Qual é a sua opinião sobre autorretratos? Quais são seus objetivos quando faz as esculturas a partir do próprio corpo?
Você está falando das figuras de vidro. É uma forma de autorretrato sim, mas só por uma questão prática. Para fazer cada figura, eu preciso que uma pessoa fique parada no molde durante cerca de 5 horas. Isso para cada parte do corpo, o que totalizam cerca de 45 horas sem se mexer. E até agora eu sou a única pessoa que encontrei que está disponível para fazer isso.
O que a expressão “design art” significa para você?
Meu trabalho é uma espécie de linha de cruzamento entre arte, performance, arquitetura, teatro e filme.Geralmente misturo todas estas disciplinas e as possibilidades de expressão sem distinguir, por exemplo, o momento em que estou idealizando um cenário ou pintando uma tela. Os processos são parecidos e minha sensibilidade estética está presente em todas estas formas.
Você nasceu em Miami, certo?

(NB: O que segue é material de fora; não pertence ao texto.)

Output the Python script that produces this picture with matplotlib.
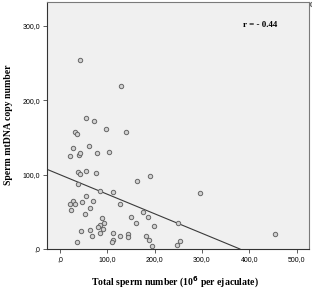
import matplotlib
matplotlib.use("Agg")
import matplotlib.pyplot as plt
from matplotlib.ticker import FuncFormatter

# total sperm number (10^6 per ejaculate) and sperm mtDNA copy number
sperm_count = [42, 130, 55, 73, 98, 32, 37, 140,
               28, 62, 22, 40, 42, 78, 104,
               38, 42, 55, 77, 163, 190, 39, 85, 113, 55, 128,
               27.5, 22, 32, 46, 70, 23, 63, 53, 176, 187, 150,
               89, 94, 160, 85, 80, 198, 44, 63, 92, 85, 69, 113,
               127, 144, 144, 183, 189, 195, 37, 112, 110.5,
               295, 249, 253, 248, 455, 533]
mtdna_copy = [254.6, 219, 176, 172, 161, 157, 155, 157,
              136, 138, 125, 127, 129, 128.5, 131,
              104, 101, 105, 102, 92, 98, 87, 78, 76, 71, 61,
              64, 60, 60, 63, 65, 52, 55, 47, 50, 42.5, 42.5,
              41, 35, 34.5, 32, 30, 31, 24, 25.5, 26.5, 21.5, 18, 22,
              17.5, 20, 16.5, 18, 11.7, 4, 10, 12.5, 9,
              75, 34.5, 10.7, 5, 20, 329]

# fit line
fit_intercept = 100.0
fit_slope = -0.263
r_text = "r = - 0.44"

x_ticks = [0, 100, 200, 300, 400, 500]
y_ticks = [0, 100, 200, 300]


def spss_fmt(v, pos):
    s = f"{v:.1f}".replace(".", ",")
    return s[1:] if s.startswith("0,") else s


fig = plt.figure(figsize=(3.12, 2.90), dpi=100)
ax = fig.add_axes([47 / 312, 41 / 290, 262 / 312, 247 / 290])
ax.set_facecolor("#f0f0f0")

ax.scatter(sperm_count, mtdna_copy, s=10, facecolor="#d2d2d2",
           edgecolor="#666666", linewidth=0.7, zorder=3, clip_on=False)
ax.axline((0, fit_intercept), slope=fit_slope, color="#3a3a3a", lw=0.8, zorder=2)

ax.set_xlim(-27, 526)
ax.set_ylim(0, 332)
ax.set_xticks(x_ticks)
ax.set_yticks(y_ticks)
ax.xaxis.set_major_formatter(FuncFormatter(spss_fmt))
ax.yaxis.set_major_formatter(FuncFormatter(spss_fmt))
ax.tick_params(length=3, width=0.6, color="#444444", labelsize=5, pad=2)
for lab in ax.get_xticklabels() + ax.get_yticklabels():
    lab.set_family("Liberation Sans")

for sp in ax.spines.values():
    sp.set_color("#7a7a7a")
    sp.set_linewidth(0.8)
ax.spines["left"].set_color("#333333")
ax.spines["bottom"].set_color("#333333")

ax.text(0.815, 0.905, r_text, transform=ax.transAxes, ha="center", va="center",
        family="Liberation Serif", weight="bold", fontsize=6.5)

fig.text(175 / 312, 1 - 282 / 290, "Total sperm number (10$^{\\mathbf{6}}$ per ejaculate)",
         ha="center", va="center", family="Liberation Serif", weight="bold", fontsize=7)
fig.text(9 / 312, 1 - 125 / 290, "Sperm mtDNA copy number", rotation=90,
         ha="center", va="center", family="Liberation Serif", weight="bold", fontsize=7)

fig.savefig("out.png", dpi=100)
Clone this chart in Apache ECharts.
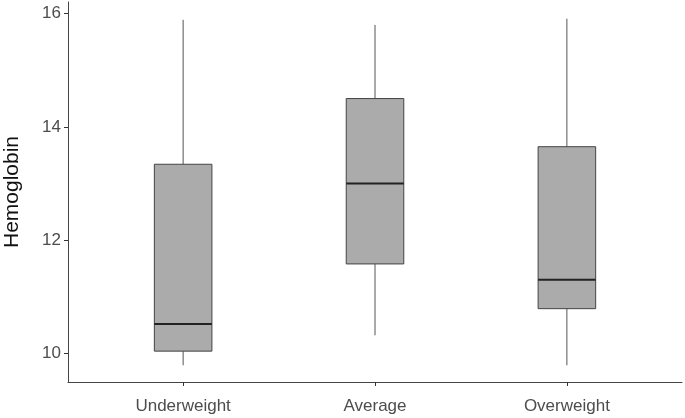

Pode citar os três lugares que mais ama?
Meu lugar favorito é definitivamente o Miami Marine Stadium. Depois seria a instalação que criei com o Alex no Marlins Ballpark e o terceiro é uma ilha pequena e inabitada que fica no meio da baía.
Se você pudesse morar dentro de uma obra de arte, qual seria?
Em uma pintura de Ellsworth Kelly!
Qual tipo de música você escuta enquanto trabalha?
É o Alex que comanda o som do ateliê e geralmente escutamos hip hop...bastante alto.
Uma viagem marcante?
A viagem que estou fazendo agora com minha mulher e meu filho. Começamos em Amsterdan, depois fomos para Londres e agora estamos em Singapura. Semana que vem vamos para o Japão e terminaremos em Hong Kong para a abertura da minha individual na Galerie Perrotin.
Se você fosse um personagem de um filme, qual seria?
Alice no País das Maravilhas, pois as manipulações e transformações arquitetônicas do filme são bastante inspiradoras. Eu seria a Alice. Também poderia ser o Max de Onde vivem os monstros.